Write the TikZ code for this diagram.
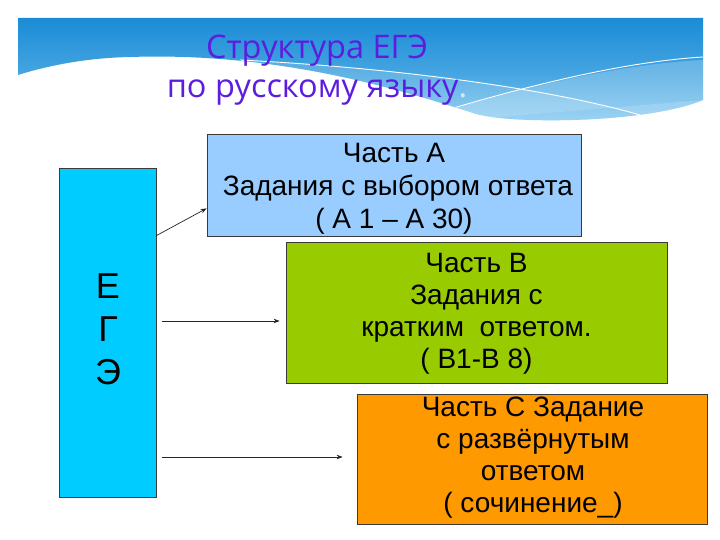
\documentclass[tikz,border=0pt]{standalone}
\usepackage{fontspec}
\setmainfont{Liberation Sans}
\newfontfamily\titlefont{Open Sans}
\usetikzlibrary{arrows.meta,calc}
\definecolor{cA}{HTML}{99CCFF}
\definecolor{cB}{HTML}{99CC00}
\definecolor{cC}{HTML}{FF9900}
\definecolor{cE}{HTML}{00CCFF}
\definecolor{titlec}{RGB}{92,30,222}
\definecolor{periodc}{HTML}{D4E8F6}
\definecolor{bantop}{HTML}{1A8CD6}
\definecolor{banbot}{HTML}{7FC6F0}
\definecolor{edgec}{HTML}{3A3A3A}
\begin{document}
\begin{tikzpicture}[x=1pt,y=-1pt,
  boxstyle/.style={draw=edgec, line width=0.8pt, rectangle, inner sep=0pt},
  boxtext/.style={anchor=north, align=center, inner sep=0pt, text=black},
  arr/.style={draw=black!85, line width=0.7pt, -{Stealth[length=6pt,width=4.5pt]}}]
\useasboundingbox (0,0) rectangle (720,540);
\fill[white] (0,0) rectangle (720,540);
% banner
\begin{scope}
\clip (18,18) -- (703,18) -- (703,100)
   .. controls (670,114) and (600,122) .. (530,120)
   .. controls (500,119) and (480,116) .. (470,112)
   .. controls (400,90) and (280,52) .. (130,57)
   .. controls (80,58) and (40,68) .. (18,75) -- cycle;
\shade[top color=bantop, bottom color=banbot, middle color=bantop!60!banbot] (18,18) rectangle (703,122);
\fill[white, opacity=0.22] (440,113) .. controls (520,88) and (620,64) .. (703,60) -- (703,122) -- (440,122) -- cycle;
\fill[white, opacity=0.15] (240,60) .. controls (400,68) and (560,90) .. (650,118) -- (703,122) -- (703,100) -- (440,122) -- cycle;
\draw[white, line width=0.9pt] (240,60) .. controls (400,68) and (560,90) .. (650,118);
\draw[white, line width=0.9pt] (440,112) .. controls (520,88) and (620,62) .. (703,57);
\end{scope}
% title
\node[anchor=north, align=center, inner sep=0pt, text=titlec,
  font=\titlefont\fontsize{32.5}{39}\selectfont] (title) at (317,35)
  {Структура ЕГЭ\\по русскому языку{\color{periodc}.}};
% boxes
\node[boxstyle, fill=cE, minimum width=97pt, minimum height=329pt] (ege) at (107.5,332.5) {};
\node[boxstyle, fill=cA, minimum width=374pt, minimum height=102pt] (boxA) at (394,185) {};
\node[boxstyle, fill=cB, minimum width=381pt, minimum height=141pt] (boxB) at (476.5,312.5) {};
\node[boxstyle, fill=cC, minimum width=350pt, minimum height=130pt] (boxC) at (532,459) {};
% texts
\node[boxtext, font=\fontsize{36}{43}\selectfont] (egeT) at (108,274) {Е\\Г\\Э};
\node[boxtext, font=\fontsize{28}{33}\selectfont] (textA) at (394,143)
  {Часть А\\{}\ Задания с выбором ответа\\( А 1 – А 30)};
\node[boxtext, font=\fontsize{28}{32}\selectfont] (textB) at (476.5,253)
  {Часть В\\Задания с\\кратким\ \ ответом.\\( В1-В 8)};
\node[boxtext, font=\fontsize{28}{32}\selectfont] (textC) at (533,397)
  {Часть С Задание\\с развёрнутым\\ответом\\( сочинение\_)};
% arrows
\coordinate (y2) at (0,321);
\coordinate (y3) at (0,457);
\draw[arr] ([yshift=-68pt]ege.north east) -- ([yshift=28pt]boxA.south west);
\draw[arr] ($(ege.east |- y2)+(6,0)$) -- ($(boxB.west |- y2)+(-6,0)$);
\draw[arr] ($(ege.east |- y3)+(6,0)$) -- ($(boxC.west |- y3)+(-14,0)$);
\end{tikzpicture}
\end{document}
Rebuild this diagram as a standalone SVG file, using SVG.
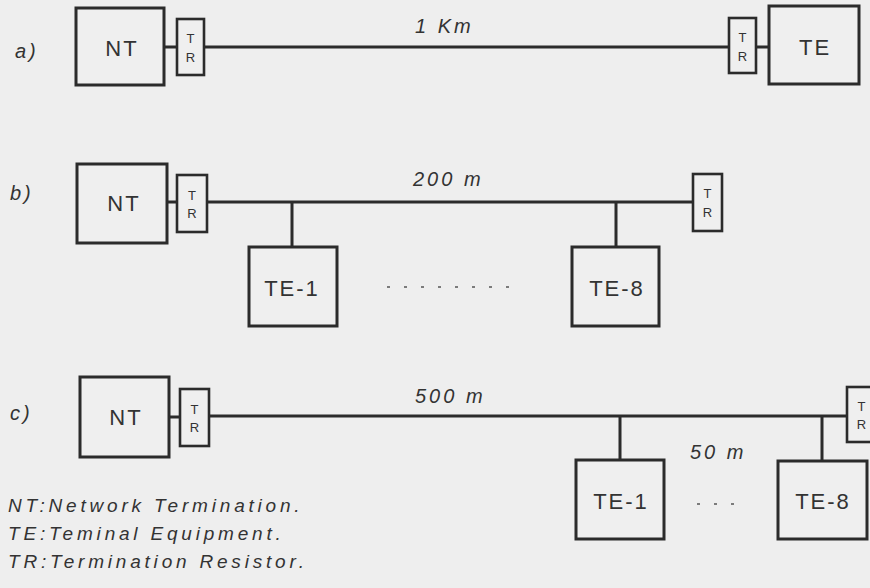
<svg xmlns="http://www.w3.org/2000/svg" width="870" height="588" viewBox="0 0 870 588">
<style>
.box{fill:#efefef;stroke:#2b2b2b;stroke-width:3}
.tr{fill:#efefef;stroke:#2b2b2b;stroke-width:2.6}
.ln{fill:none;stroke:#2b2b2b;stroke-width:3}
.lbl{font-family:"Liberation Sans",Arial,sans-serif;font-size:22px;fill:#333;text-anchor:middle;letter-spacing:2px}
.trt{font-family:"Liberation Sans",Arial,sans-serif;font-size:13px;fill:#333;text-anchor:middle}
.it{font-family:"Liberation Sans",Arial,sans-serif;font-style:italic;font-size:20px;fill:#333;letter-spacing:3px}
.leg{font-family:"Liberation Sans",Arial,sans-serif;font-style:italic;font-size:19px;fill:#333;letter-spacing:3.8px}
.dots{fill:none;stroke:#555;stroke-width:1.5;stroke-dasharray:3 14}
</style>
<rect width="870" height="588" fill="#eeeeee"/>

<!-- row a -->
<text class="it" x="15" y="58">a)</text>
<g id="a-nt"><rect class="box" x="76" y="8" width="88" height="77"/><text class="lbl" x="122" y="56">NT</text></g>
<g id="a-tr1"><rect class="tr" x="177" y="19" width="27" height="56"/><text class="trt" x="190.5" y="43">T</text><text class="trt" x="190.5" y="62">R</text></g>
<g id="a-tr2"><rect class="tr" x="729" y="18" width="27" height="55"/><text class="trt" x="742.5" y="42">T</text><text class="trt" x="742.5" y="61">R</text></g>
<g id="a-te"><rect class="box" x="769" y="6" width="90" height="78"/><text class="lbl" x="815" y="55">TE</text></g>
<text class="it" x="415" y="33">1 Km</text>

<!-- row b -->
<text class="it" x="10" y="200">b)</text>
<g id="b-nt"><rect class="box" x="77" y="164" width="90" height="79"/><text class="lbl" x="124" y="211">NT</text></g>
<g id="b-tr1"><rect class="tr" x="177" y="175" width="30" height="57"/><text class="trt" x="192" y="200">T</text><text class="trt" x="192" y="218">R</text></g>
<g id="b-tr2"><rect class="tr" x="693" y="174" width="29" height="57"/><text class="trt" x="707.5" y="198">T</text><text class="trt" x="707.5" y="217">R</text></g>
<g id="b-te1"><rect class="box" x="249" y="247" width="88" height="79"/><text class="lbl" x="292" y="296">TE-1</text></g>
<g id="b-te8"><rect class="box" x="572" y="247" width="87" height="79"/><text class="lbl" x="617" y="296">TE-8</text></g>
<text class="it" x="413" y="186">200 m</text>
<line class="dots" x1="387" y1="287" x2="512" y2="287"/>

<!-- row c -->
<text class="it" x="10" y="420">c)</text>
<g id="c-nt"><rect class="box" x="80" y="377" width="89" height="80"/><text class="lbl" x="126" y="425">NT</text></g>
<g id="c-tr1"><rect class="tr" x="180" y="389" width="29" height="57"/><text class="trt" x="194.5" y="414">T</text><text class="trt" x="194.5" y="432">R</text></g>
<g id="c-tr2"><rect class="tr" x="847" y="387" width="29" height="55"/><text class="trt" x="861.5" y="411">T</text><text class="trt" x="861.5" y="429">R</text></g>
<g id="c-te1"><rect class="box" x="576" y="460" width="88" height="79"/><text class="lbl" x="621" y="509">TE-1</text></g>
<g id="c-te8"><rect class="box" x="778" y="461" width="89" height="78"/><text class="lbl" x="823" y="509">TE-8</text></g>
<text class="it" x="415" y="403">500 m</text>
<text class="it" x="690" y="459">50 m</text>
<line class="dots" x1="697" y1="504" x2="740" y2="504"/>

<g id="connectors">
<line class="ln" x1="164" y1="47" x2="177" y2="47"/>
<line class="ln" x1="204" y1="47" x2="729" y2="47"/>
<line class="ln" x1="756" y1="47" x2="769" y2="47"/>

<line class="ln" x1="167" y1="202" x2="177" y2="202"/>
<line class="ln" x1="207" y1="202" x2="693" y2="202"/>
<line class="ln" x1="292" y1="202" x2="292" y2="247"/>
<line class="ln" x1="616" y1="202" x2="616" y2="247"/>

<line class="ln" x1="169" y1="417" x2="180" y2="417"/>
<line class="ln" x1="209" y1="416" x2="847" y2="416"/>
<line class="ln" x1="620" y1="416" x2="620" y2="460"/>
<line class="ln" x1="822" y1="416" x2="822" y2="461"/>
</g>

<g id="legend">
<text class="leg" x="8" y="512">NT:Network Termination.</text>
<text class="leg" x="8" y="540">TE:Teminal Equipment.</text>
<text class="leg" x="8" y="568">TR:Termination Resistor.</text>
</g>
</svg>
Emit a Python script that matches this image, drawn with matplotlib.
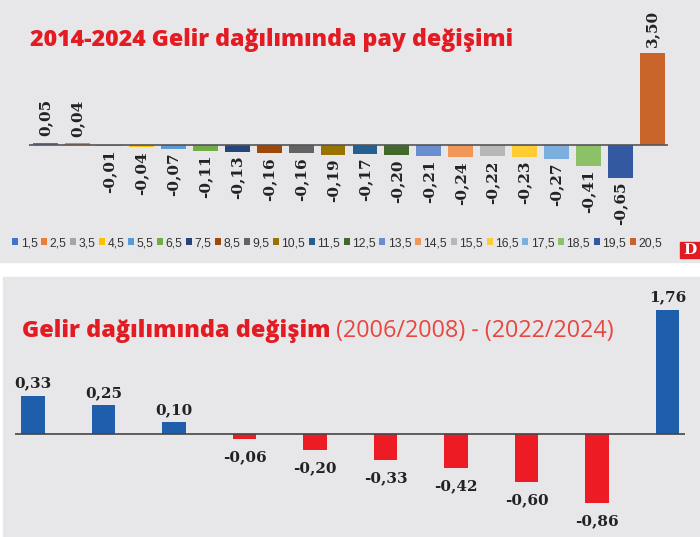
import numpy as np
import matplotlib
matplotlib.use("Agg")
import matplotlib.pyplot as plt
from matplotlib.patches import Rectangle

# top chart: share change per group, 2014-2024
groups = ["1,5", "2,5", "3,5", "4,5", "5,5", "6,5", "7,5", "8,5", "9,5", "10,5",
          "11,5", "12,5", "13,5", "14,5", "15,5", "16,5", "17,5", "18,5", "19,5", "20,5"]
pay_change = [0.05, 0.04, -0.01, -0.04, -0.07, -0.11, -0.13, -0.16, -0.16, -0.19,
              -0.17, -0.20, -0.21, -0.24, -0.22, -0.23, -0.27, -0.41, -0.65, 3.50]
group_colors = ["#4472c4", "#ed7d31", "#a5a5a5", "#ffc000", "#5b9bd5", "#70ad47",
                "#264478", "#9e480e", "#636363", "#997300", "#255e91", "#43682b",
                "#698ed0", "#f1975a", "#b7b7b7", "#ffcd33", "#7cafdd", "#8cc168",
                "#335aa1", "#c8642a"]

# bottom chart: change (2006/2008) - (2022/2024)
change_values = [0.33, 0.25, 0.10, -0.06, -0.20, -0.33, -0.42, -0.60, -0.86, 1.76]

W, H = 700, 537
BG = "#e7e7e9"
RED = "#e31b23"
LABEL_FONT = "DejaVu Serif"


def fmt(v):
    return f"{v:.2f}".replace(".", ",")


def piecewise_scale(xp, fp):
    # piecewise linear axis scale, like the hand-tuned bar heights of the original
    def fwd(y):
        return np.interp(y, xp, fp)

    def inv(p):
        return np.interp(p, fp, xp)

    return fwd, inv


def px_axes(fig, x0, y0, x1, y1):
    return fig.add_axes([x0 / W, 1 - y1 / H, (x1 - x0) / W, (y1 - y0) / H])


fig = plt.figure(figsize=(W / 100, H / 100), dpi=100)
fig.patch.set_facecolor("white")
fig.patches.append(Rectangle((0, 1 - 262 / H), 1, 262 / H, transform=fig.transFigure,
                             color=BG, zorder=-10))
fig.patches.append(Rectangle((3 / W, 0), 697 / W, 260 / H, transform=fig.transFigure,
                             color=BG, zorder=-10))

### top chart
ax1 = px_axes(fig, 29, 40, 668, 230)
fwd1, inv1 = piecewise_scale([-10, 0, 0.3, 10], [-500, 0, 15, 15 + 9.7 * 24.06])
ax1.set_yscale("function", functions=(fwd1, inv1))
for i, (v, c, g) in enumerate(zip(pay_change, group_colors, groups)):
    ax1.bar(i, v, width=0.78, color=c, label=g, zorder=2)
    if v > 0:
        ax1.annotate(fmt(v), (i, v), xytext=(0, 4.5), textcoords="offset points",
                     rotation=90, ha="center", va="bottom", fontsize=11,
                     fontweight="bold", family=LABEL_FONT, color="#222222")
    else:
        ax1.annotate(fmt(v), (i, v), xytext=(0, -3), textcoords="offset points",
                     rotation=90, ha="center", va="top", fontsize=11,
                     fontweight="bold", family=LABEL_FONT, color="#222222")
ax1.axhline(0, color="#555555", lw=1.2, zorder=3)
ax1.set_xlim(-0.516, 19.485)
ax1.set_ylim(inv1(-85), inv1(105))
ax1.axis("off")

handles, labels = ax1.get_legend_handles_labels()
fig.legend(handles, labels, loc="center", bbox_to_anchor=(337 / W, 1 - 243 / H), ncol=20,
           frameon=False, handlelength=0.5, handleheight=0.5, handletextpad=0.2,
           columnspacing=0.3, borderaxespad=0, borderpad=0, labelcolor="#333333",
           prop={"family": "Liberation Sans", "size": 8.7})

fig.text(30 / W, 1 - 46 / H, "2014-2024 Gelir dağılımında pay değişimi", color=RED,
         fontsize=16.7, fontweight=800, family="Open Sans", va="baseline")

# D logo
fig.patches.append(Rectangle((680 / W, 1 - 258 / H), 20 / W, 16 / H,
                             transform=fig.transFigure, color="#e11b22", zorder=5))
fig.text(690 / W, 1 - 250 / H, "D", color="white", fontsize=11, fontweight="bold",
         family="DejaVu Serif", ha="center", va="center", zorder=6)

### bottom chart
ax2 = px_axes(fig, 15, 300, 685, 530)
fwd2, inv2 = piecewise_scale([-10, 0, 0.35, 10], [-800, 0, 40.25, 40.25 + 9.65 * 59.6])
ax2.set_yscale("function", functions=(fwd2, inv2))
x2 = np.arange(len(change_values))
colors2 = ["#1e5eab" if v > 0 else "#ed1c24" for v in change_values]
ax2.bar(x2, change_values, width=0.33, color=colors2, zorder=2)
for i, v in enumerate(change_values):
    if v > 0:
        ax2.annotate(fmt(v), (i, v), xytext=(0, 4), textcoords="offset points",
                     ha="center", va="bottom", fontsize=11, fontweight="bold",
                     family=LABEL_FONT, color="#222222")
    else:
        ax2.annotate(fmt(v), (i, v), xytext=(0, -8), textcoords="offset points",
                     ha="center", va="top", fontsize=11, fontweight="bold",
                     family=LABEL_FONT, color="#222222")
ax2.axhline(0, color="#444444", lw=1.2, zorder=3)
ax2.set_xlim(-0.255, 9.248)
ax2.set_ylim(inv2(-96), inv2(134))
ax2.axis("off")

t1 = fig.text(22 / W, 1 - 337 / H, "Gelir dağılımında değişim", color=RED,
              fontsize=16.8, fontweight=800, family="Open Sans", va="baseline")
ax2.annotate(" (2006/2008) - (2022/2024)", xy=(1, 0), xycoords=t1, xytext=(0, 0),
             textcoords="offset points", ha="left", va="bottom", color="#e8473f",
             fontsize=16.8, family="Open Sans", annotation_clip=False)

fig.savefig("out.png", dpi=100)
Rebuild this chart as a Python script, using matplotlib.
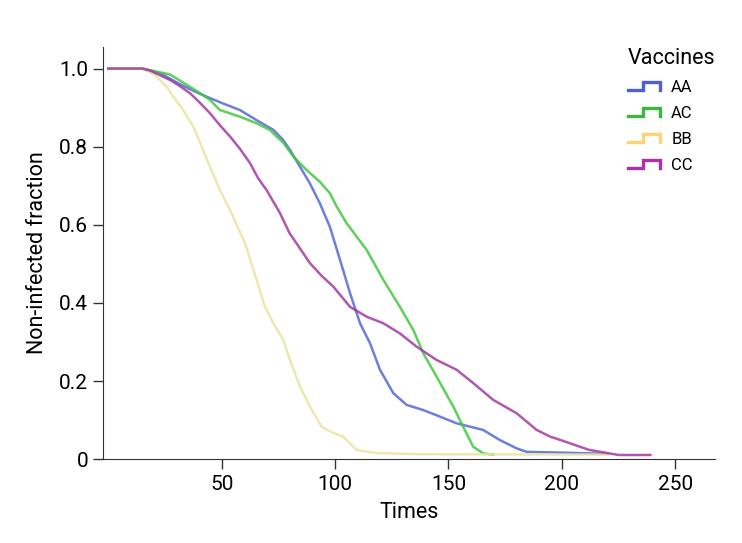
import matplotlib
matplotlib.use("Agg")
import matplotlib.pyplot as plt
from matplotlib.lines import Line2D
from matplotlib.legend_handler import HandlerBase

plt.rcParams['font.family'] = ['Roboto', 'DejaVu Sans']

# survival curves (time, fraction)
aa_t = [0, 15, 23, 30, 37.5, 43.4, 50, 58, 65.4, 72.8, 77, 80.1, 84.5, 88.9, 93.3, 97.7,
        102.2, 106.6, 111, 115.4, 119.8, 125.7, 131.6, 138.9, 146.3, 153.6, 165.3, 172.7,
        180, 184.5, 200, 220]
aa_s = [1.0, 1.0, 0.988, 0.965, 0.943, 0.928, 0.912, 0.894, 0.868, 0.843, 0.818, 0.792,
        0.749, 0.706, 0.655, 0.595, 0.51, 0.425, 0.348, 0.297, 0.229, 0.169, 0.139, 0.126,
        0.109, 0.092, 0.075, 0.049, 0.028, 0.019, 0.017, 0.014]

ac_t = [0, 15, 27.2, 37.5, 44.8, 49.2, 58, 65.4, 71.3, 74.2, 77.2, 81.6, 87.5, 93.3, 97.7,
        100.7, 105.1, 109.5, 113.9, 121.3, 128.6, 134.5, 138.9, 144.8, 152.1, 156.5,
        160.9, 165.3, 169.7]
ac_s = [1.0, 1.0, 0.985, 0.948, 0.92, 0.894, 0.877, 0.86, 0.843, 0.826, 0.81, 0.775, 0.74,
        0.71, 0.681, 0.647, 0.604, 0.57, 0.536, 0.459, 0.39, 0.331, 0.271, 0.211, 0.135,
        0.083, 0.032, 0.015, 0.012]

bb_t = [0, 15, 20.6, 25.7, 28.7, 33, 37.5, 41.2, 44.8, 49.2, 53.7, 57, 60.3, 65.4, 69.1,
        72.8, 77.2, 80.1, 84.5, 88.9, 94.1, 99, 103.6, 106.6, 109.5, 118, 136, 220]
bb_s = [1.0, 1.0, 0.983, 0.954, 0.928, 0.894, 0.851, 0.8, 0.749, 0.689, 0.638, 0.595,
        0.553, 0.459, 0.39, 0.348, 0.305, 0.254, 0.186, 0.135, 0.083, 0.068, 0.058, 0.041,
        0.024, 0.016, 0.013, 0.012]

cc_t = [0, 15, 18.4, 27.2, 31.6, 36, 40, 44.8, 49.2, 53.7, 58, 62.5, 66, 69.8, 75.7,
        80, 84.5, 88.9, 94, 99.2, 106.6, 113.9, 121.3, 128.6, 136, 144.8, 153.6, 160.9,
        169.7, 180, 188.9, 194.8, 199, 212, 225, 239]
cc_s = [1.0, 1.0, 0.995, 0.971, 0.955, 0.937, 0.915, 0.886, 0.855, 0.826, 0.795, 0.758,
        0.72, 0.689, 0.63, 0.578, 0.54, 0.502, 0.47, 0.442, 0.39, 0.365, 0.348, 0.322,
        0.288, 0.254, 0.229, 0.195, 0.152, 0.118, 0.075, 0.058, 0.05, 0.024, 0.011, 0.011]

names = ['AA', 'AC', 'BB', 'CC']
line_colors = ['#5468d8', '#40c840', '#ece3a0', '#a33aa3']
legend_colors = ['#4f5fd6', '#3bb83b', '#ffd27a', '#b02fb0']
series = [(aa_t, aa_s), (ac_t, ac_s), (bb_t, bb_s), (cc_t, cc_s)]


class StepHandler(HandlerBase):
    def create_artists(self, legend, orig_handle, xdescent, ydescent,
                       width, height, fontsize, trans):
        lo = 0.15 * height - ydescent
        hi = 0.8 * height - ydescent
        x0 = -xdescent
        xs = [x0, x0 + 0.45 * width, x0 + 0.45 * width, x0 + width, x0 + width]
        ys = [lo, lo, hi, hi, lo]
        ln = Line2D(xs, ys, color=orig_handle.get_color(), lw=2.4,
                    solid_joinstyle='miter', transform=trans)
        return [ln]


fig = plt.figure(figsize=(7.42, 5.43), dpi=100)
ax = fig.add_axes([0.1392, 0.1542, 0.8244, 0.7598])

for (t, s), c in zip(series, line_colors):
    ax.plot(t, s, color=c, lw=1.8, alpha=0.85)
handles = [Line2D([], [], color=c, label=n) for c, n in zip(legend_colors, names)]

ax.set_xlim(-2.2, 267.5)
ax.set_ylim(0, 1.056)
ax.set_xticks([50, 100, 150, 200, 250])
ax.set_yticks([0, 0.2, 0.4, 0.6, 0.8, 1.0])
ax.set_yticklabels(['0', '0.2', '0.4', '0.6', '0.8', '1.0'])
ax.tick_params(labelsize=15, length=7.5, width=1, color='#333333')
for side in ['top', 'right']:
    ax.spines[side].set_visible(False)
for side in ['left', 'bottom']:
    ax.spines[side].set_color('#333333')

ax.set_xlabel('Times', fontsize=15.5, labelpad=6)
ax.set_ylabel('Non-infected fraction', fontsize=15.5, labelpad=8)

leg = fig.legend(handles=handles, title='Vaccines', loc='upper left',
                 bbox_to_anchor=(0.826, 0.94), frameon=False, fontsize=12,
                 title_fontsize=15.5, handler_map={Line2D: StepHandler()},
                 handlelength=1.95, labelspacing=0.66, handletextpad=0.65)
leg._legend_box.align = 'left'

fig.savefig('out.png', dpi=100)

## What the exercise asks
Reproduce the lines above starting at the one with "Rebuild this chart" and ending at the one with "from matplotlib.legend_handler import", both included, exactly and with no pictures.

## Full answer
Rebuild this chart as a Python script, using matplotlib.
import matplotlib
matplotlib.use("Agg")
import matplotlib.pyplot as plt
from matplotlib.lines import Line2D
from matplotlib.legend_handler import HandlerBase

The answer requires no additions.